• **Required task**
The lines to extract run from the first line of the material below to the line containing "[white, line width=6pt]", both included; leave the pictures behind.

• **Data provided**
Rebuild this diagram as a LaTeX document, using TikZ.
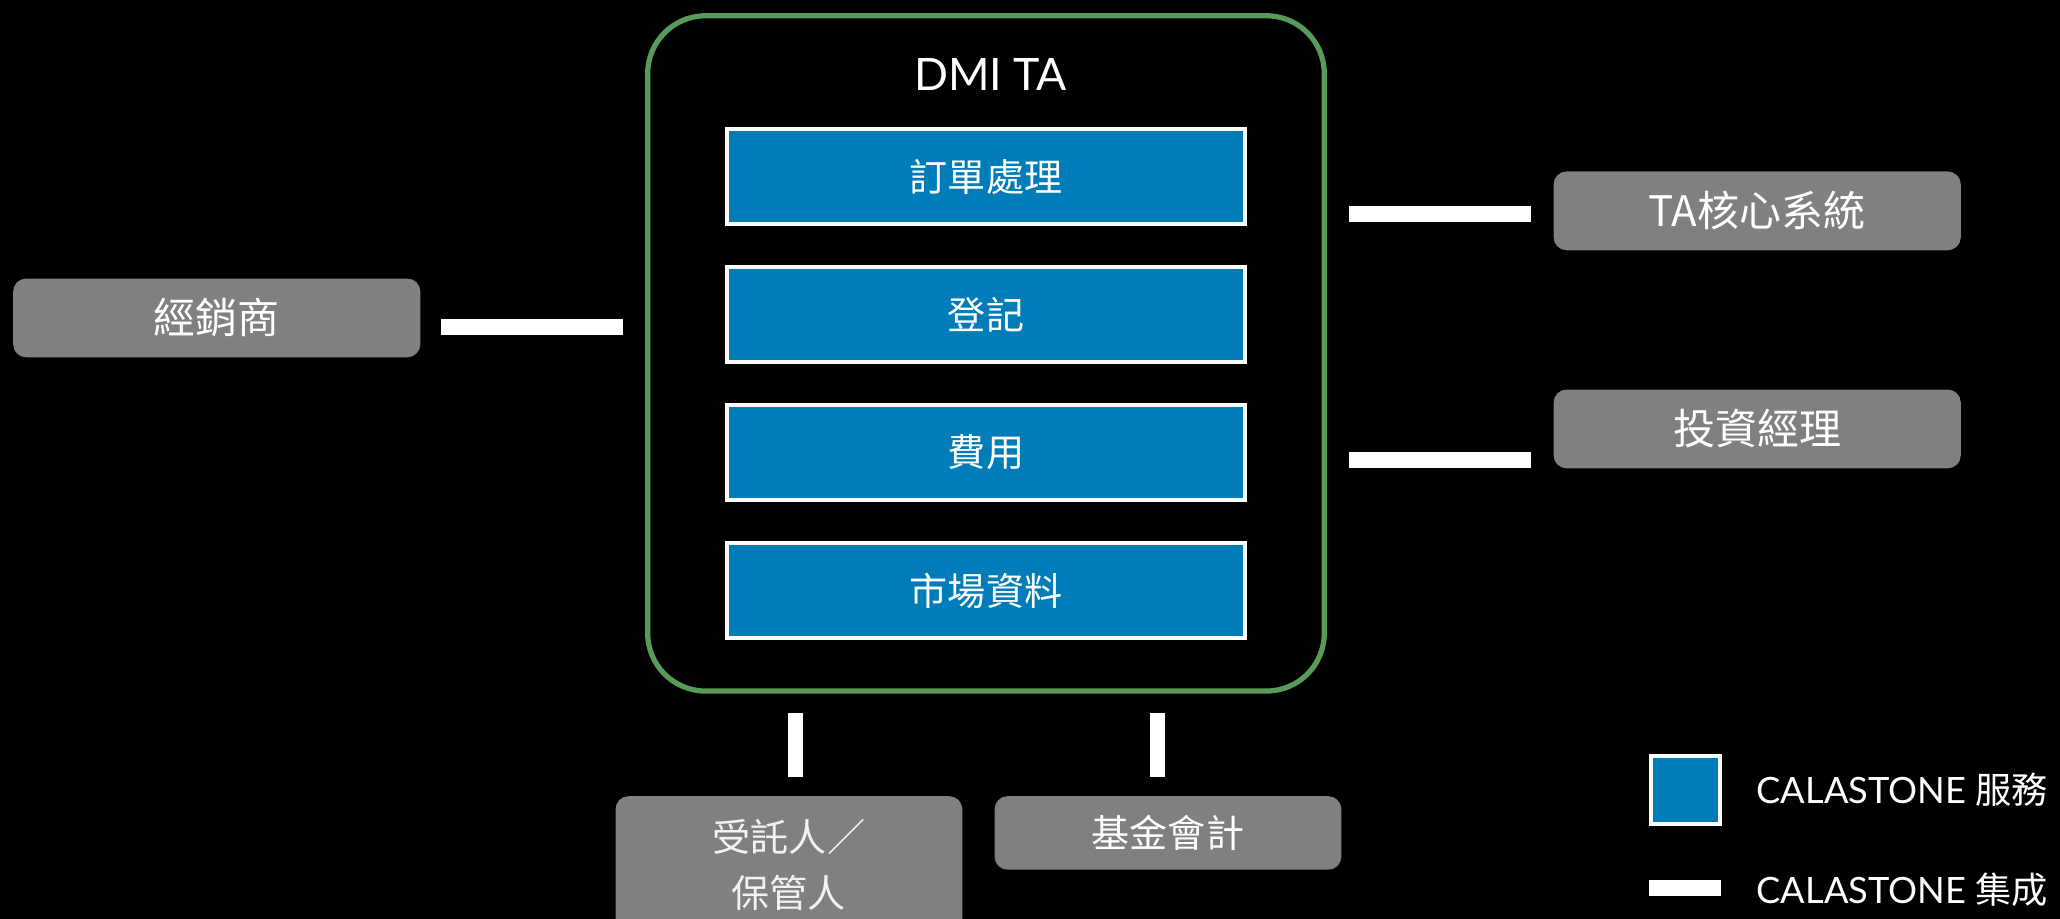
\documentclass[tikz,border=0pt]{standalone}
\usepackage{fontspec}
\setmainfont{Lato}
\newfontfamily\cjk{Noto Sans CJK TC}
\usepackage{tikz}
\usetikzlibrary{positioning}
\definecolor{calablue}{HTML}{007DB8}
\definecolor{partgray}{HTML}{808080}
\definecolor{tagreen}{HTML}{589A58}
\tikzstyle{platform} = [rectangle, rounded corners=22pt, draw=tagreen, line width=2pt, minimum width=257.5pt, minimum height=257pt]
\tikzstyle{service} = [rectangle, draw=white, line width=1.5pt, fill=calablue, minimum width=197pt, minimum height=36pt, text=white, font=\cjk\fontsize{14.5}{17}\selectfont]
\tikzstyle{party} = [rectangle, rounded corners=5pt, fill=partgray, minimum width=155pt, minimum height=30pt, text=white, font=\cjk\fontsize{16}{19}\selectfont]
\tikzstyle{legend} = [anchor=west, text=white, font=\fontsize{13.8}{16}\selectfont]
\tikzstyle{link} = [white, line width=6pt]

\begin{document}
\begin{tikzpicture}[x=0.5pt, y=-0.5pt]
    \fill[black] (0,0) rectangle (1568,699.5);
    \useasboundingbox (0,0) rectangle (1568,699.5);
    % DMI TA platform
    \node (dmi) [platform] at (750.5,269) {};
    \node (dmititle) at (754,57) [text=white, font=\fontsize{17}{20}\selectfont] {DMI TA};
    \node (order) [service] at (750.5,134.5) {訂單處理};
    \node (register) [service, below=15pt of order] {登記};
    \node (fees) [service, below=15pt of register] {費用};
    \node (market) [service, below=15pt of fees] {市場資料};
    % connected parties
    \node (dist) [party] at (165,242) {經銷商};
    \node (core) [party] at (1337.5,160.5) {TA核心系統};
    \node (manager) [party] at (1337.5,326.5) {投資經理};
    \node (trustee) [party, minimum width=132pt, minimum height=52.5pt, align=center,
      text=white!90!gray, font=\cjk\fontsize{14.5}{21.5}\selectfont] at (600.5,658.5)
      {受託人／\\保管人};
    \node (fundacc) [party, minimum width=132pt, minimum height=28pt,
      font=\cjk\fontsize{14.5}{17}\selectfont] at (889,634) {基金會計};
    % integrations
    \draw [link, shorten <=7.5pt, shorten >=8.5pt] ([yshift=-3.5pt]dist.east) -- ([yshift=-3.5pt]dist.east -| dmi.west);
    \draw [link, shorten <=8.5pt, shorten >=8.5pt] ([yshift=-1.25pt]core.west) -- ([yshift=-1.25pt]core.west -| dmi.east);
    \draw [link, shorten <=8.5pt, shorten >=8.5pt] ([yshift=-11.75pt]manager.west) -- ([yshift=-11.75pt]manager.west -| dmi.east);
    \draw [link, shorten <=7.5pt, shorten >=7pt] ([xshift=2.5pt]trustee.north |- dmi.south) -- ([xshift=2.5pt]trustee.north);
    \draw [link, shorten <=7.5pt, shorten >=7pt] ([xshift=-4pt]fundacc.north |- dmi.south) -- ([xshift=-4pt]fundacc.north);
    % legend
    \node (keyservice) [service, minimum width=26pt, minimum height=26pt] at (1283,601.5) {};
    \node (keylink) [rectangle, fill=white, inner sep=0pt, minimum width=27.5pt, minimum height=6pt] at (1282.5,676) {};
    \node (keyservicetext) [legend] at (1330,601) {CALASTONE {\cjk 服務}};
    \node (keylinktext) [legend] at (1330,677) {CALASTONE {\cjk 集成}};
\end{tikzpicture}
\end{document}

• **Answer**
Rebuild this diagram as a LaTeX document, using TikZ.
\documentclass[tikz,border=0pt]{standalone}
\usepackage{fontspec}
\setmainfont{Lato}
\newfontfamily\cjk{Noto Sans CJK TC}
\usepackage{tikz}
\usetikzlibrary{positioning}
\definecolor{calablue}{HTML}{007DB8}
\definecolor{partgray}{HTML}{808080}
\definecolor{tagreen}{HTML}{589A58}
\tikzstyle{platform} = [rectangle, rounded corners=22pt, draw=tagreen, line width=2pt, minimum width=257.5pt, minimum height=257pt]
\tikzstyle{service} = [rectangle, draw=white, line width=1.5pt, fill=calablue, minimum width=197pt, minimum height=36pt, text=white, font=\cjk\fontsize{14.5}{17}\selectfont]
\tikzstyle{party} = [rectangle, rounded corners=5pt, fill=partgray, minimum width=155pt, minimum height=30pt, text=white, font=\cjk\fontsize{16}{19}\selectfont]
\tikzstyle{legend} = [anchor=west, text=white, font=\fontsize{13.8}{16}\selectfont]
\tikzstyle{link} = [white, line width=6pt]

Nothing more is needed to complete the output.